Eagle Troop began to take fire from a complex of buildings, which they demolished with a salvo of cannon fire and TOW missiles. At that moment, while just passing over the 73 Easting line, Capt. McMaster crossed a small rise and saw a line of Iraqi tanks and armored vehicles dug in ahead of his M1A1 Abrams, nicknamed “Mad Max.” Ordering his gunner to engage, McMaster’s crew destroyed three Iraqi tanks in just under eight seconds. What immediately struck McMaster as he peered through the M1’s thermal sight was that there was no return fire and that all the Iraq armored vehicles were dug in facing to the south. Eagle Troop had just led 2nd ACR and the whole of VII Corps onto the right flank of the Tawakalna Division’s 18th Mechanized Brigade, and they were not ready. There was however, a dilemma for the young officer.

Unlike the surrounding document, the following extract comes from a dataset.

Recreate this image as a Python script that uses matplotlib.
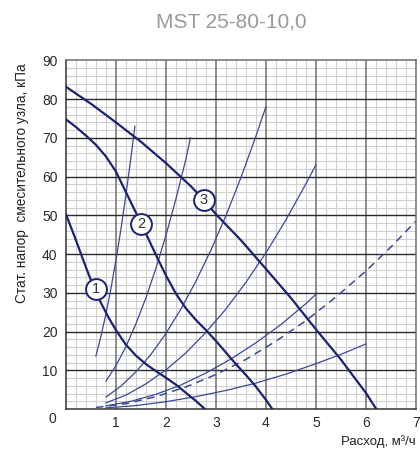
import numpy as np
import matplotlib
matplotlib.use("Agg")
import matplotlib.pyplot as plt

plt.rcParams['font.family'] = ['Liberation Sans', 'DejaVu Sans']

# pump curves 1..3 (flow m3/h, head kPa)
pump1_x = [0, 0.2, 0.4, 0.55, 0.7, 0.85, 1.0, 1.2, 1.4, 1.6, 1.8, 2.0, 2.2, 2.4, 2.6, 2.78]
pump1_y = [50.3, 43.6, 36.6, 31.6, 27.4, 23.7, 20.4, 16.6, 13.8, 11.6, 9.8, 8.1, 6.3, 4.2, 2.1, 0]
pump2_x = [0, 0.2, 0.4, 0.6, 0.8, 1.0, 1.2, 1.4, 1.6, 1.8, 2.0, 2.2, 2.4, 2.6, 2.8,
           3.0, 3.2, 3.4, 3.6, 3.8, 4.0, 4.13]
pump2_y = [74.8, 72.8, 70.6, 68.2, 65.2, 61.3, 56.0, 50.7, 45.3, 39.8, 34.5, 29.8, 26.0, 23.0, 20.4,
           17.6, 14.6, 11.6, 8.8, 5.8, 2.4, 0]
pump3_x = [0, 0.5, 1.0, 1.5, 2.0, 2.5, 2.76, 3.0, 3.5, 4.0, 4.5, 5.0, 5.5, 6.0, 6.21]
pump3_y = [83.2, 78.8, 74.0, 69.0, 63.5, 57.5, 54.0, 50.3, 43.6, 36.2, 28.7, 20.6, 12.8, 4.2, 0]
label_x = [0.6, 1.51, 2.76]
label_y = [31.1, 47.7, 54.0]
labels = ['1', '2', '3']

# system curves
sysA_x = [0.6, 0.7, 0.8, 0.9, 1.0, 1.1, 1.2, 1.3, 1.38]
sysA_y = [13.7, 18.8, 24.5, 31.1, 38.4, 46.4, 55.3, 64.9, 73]
sysB_x = [0.8, 1.0, 1.2, 1.4, 1.6, 1.8, 2.0, 2.2, 2.4, 2.49]
sysB_y = [7.2, 11.2, 16.1, 22.0, 28.7, 36.3, 44.8, 54.2, 64.5, 70]
sysC_x = [0.8, 1.1, 1.4, 1.7, 2.0, 2.3, 2.6, 2.9, 3.2, 3.5, 3.8, 4.0]
sysC_y = [3.1, 5.9, 9.6, 14.1, 19.5, 25.8, 33.0, 41.0, 49.9, 59.7, 70.4, 78]
sysD_x = [0.8, 1.2, 1.6, 2.0, 2.4, 2.8, 3.2, 3.6, 4.0, 4.4, 4.8, 5.0]
sysD_y = [1.6, 3.6, 6.5, 10.1, 14.5, 19.8, 25.8, 32.7, 40.3, 48.8, 58.1, 63]
sysE_x = [0.8, 1.3, 1.8, 2.3, 2.8, 3.3, 3.8, 4.3, 4.8, 5.0]
sysE_y = [0.8, 2.0, 3.8, 6.2, 9.3, 12.9, 17.1, 21.8, 27.2, 29.6]
sysF_x = [0.6, 1.2, 1.8, 2.4, 3.0, 3.6, 4.2, 4.8, 5.4, 6.0, 6.5, 7.0]
sysF_y = [0.4, 1.4, 3.2, 5.7, 8.9, 12.8, 17.5, 22.8, 28.9, 35.6, 41.8, 48.5]
sysG_x = [0.8, 1.4, 2.0, 2.6, 3.2, 3.8, 4.4, 5.0, 5.5, 6.0]
sysG_y = [0.3, 0.9, 1.9, 3.2, 4.8, 6.7, 9.0, 11.7, 14.1, 16.8]

navy = '#1b2270'
thin = '#3a4896'

fig = plt.figure(figsize=(4.2, 4.54), dpi=100)
ax = fig.add_axes([0.157, 0.099, 0.833, 0.768])

ax.set_xlim(0, 7)
ax.set_ylim(0, 90)
ax.set_xticks(np.arange(1, 8))
ax.set_yticks(np.arange(10, 91, 10))
ax.tick_params(which='both', length=0)
ax.tick_params(axis='y', pad=6, labelsize=10, labelcolor='#2a2a2a')
ax.tick_params(axis='x', pad=5, labelsize=10, labelcolor='#2a2a2a')

# grid
for v in np.arange(0.2, 7, 0.2):
    if abs(v - round(v)) > 1e-6:
        ax.axvline(v, color='#d0d0d0', lw=0.8, zorder=0)
for v in np.arange(2, 90, 2):
    if v % 10:
        ax.axhline(v, color='#d0d0d0', lw=0.8, zorder=0)
for v in range(1, 7):
    ax.axvline(v, color='#6e6e6e', lw=1.1, zorder=1)
for v in range(10, 90, 10):
    ax.axhline(v, color='#2a2a2a', lw=1.0, zorder=1)

for s in ax.spines.values():
    s.set_color('#6e6e6e')
    s.set_linewidth(1.1)
ax.spines['left'].set_color('#333333')
ax.spines['bottom'].set_color('#333333')

for xs, ys in [(sysA_x, sysA_y), (sysB_x, sysB_y), (sysC_x, sysC_y),
               (sysD_x, sysD_y), (sysE_x, sysE_y), (sysG_x, sysG_y)]:
    ax.plot(xs, ys, color=thin, lw=0.9, zorder=2)
ax.plot(sysF_x, sysF_y, color=thin, lw=1.1, dashes=(5, 3.5), zorder=2)

for xs, ys in [(pump1_x, pump1_y), (pump2_x, pump2_y), (pump3_x, pump3_y)]:
    ax.plot(xs, ys, color=navy, lw=1.6, zorder=3, solid_joinstyle='round')

for lx, ly, t in zip(label_x, label_y, labels):
    ax.plot(lx, ly, 'o', ms=15, mfc='white', mec=navy, mew=1.4, zorder=5)
    ax.text(lx, ly, t, ha='center', va='center', fontsize=10.5, color='#333333', zorder=6)

ax.annotate('0', xy=(0, 0), xytext=(-7, -7), textcoords='offset points',
            ha='right', va='center', fontsize=10, color='#2a2a2a', annotation_clip=False)

fig.text(0.55, 0.951, 'MST 25-80-10,0', ha='center', va='center', fontsize=15, color='#9a9a9a')
fig.text(0.052, 0.597, 'Стат. напор  смесительного узла, кПа', rotation=90,
         ha='center', va='center', fontsize=9.8, color='#222222')
fig.text(0.99, 0.028, 'Расход, м³/ч', ha='right', va='center', fontsize=9.5, color='#222222')

fig.savefig('out.png', dpi=100)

The problem was that if he followed his mission orders to the letter, McMaster might well cause problems for the rest of VII Corps. In theory, his job was to locate the IRG divisions, report up the chain to Gen. Fred Franks (the VII Corps commander), then get out of the way while the heavy divisions of the corps passed through them to engage in battle. Practically, he had stumbled into the heart of a dug-in battalion of the Tawakalna, and had no ability to get his unit into a set defensive position. This meant that the divisions behind 2nd ACR would not have room to change from their march formations to the battle wedges necessary to attack the IRG formations. There also was the problem that he was badly outnumbered, at least five or six to one where Eagle Troop was bumping up against the Tawakalna. His own unit might be wiped out by a sudden counterattack, along with much of the 2nd ACR. Clearly the carefully crafted VII Corps battle plan had never foreseen the need for a cavalry captain to make the decision of when and where to engage the IRG. Nevertheless, that is exactly what happened.